O entusiasmo pelos brancos locais já levou a que uma nova geração surgisse, entusiasmada e já com marcas no mercado. Muito boas notícias. Em recente visita à ilha pude revisitar os vinhos da Cooperativa, os novos vinhos da AWC e de dois produtores já no mercado há vários anos – Tito Silva – que tem a marca Tito’s (distribuição pela Sogrape) e Paulo Machado cujos vinhos – marca Ínsula – são distribuídos pela Decante. Em todos é notória a aposta nas castas tradicionais e na preservação do licoroso do Pico, uma verdadeira relíquia que desafia o conhecimento livresco sobre fermentação. Já lá vamos.
Fortunato Garcia (FG) divide a sua atenção entre a escola onde lecciona, a banda que há muito anos tem e onde é vocalista e animador, «temos reportório para mais de 3 horas seguidas, desde os Doors até aos Xutos» e a produção do licoroso, herança que recebeu do pai e que apostou em continuar. São vinhos feitos de Verdelho e que conseguem o «milagre» de chegar aos 20º de álcool sem adição de aguardente, isto quando a ciência diz que as leveduras morrem a partir dos 17º de álcool! Mas, diz Fortunato, «elas aqui são danadas, às vezes nem com sulfuroso as abatemos». É um vinho cheio de variações de ano para ano, sempre com arestas que, digo eu, não é suposto serem limadas. Um vinho autêntico, original e raro, que é preciso aprender a apreciar. Tão raro que vai ser lançada agora a edição do Último Czar do século XX, como FG lhe chamou, da colheita de 1999, oriundo de vinhas da Criação Velha com uma produtividade «ridícula» de 300 kg/ha (12 a 15 000 kg/ha em Champagne…).

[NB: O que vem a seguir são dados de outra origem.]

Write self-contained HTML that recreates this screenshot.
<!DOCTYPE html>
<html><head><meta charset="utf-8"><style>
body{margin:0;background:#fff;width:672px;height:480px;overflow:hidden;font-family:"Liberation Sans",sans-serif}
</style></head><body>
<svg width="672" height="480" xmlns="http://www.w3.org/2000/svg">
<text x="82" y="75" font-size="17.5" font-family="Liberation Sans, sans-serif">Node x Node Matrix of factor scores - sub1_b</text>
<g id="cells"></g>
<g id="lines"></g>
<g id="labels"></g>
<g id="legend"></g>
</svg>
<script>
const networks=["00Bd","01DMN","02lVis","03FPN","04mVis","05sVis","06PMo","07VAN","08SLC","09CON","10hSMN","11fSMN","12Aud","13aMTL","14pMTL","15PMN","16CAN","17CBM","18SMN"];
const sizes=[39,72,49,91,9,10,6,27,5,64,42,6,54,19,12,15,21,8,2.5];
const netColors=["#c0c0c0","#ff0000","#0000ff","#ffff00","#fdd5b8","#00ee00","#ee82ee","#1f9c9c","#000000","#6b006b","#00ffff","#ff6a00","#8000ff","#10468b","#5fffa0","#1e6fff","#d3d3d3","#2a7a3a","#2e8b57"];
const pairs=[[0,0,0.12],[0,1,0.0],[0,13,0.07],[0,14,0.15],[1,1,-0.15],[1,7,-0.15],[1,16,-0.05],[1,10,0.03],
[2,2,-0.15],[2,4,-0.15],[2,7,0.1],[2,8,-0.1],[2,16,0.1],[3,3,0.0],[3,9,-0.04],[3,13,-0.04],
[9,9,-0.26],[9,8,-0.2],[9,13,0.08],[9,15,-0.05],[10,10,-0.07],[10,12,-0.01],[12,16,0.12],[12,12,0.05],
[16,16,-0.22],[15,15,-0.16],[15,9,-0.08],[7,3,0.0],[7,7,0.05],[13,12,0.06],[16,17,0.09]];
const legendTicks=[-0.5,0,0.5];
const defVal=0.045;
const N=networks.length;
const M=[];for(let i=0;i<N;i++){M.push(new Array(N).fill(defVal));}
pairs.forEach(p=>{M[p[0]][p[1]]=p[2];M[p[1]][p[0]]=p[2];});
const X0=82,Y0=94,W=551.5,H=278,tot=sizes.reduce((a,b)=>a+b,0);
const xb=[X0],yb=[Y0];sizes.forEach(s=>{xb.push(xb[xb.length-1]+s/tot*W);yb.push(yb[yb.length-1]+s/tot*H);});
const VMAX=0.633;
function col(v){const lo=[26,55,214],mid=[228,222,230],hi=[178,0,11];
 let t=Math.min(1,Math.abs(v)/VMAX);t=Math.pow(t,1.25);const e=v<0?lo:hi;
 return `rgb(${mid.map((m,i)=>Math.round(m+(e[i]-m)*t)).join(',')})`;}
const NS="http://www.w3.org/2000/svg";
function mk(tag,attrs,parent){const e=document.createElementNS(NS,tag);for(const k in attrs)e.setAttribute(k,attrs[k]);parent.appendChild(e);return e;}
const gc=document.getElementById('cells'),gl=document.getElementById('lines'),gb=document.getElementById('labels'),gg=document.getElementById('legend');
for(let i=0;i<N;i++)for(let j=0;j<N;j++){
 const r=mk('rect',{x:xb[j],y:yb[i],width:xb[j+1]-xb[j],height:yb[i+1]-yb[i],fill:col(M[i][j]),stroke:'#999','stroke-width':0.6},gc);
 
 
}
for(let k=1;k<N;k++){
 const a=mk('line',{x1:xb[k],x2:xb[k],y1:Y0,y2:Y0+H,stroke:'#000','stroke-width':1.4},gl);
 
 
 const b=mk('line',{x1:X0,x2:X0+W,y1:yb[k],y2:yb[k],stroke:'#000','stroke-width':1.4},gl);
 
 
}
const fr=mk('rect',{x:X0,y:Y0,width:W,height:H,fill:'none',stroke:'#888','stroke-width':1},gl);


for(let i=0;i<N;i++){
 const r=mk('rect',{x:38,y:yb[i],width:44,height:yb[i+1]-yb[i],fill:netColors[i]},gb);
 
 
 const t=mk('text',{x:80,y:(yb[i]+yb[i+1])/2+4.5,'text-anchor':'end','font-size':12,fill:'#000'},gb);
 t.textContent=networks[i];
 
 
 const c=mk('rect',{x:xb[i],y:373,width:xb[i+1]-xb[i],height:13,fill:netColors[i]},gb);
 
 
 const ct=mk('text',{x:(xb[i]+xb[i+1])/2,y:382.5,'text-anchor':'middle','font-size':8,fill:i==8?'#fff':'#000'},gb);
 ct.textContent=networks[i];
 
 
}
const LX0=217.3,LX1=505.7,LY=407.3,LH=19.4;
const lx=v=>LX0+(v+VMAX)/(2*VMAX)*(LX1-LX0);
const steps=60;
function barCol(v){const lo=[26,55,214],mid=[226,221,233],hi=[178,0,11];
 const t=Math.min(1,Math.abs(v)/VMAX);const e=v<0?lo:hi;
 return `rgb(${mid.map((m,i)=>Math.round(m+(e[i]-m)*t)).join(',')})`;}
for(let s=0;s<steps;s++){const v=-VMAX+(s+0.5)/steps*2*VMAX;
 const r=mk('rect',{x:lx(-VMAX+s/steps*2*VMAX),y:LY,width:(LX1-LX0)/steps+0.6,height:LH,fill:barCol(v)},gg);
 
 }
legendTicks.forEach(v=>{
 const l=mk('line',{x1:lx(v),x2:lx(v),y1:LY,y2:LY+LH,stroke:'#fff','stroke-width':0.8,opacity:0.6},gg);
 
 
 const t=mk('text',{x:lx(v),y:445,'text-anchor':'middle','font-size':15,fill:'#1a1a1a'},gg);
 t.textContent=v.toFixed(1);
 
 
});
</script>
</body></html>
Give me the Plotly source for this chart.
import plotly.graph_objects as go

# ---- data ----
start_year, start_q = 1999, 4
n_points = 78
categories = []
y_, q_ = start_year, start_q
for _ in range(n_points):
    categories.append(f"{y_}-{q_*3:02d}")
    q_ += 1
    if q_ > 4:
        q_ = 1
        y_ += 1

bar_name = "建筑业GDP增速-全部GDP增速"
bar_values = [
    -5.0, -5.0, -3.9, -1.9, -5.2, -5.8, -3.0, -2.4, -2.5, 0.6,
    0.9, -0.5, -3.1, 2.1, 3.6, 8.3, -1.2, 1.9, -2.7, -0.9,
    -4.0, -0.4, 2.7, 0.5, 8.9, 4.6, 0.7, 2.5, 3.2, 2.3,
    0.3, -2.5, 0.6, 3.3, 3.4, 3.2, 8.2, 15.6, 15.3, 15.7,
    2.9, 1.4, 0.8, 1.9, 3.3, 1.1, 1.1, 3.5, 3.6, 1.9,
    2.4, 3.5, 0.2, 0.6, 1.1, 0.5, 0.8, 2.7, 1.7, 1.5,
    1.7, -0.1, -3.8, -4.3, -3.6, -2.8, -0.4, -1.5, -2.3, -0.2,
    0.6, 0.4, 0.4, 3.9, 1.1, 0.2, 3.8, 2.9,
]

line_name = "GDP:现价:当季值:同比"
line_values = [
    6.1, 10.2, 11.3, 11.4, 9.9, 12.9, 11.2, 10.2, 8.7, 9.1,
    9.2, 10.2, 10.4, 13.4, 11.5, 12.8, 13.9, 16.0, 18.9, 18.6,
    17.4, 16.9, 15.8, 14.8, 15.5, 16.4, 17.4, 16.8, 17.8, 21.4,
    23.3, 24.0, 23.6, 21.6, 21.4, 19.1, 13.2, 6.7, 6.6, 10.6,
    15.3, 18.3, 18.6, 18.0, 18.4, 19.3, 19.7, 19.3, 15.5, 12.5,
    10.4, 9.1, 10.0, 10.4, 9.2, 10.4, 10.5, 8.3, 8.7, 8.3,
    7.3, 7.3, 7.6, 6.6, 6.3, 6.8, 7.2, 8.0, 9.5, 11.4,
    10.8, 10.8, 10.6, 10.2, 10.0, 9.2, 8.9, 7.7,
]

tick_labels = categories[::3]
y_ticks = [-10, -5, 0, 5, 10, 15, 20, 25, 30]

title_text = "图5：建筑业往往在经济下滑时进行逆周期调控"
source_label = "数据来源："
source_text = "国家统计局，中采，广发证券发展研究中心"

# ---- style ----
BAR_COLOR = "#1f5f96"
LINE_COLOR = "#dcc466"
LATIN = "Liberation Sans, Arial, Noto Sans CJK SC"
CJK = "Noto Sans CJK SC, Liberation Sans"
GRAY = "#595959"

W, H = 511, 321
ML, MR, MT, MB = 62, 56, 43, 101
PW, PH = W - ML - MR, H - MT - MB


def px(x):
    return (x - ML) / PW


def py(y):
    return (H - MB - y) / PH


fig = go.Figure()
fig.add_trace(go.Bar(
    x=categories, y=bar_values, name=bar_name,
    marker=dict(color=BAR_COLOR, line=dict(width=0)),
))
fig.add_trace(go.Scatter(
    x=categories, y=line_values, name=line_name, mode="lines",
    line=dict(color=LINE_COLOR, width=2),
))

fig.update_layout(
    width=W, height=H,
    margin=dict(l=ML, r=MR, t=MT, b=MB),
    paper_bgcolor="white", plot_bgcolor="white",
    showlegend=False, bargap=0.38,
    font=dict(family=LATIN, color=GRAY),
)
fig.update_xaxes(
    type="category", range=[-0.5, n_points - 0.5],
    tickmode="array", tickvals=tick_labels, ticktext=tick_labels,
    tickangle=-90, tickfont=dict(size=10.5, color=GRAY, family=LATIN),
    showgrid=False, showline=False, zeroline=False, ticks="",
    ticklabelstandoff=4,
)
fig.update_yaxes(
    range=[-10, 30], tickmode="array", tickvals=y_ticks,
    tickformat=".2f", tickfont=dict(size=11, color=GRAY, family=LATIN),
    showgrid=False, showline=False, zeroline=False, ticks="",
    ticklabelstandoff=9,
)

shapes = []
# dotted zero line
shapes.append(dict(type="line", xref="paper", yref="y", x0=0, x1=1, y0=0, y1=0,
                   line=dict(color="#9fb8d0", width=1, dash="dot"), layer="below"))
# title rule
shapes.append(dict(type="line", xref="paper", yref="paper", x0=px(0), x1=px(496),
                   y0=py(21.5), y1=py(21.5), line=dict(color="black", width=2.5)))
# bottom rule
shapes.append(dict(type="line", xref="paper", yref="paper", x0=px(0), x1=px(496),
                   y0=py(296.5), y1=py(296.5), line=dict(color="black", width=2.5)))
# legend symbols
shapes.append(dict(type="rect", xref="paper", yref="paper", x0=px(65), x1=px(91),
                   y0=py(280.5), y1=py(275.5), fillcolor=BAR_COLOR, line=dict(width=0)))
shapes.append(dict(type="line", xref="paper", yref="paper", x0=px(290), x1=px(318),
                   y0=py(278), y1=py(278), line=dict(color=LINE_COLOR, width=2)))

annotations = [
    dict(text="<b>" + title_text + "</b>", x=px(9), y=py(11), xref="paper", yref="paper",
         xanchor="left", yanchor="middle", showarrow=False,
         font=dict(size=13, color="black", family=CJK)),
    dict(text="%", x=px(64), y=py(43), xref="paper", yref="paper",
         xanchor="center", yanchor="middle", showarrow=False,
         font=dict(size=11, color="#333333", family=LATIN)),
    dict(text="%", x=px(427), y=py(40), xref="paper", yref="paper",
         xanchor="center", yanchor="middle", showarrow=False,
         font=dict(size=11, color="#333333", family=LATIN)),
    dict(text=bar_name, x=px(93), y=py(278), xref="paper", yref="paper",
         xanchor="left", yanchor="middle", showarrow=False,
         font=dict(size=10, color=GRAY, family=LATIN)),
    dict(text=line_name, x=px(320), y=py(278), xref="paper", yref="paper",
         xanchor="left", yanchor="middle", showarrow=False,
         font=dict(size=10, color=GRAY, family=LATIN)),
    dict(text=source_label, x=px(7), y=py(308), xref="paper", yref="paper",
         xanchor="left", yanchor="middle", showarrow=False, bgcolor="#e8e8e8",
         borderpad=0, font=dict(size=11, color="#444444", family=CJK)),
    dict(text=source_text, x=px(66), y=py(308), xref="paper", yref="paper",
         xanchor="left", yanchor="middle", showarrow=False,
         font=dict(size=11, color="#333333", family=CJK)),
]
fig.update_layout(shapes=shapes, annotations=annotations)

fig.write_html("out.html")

O produtor tem uma gama alargada de vinhos mas este é uma raridade (86 garrafas) a comercializar a partir de Janeiro, é apresentada numa embalagem de superluxo, ao preço de €7500 por garrafa. Um vinho fabuloso, muito focado no lado salgado, na secura contida, nos aromas iodados, na rusticidade que lhe aporta originalidade. Ah, é verdade, quem se candidatar agora terá um desconto…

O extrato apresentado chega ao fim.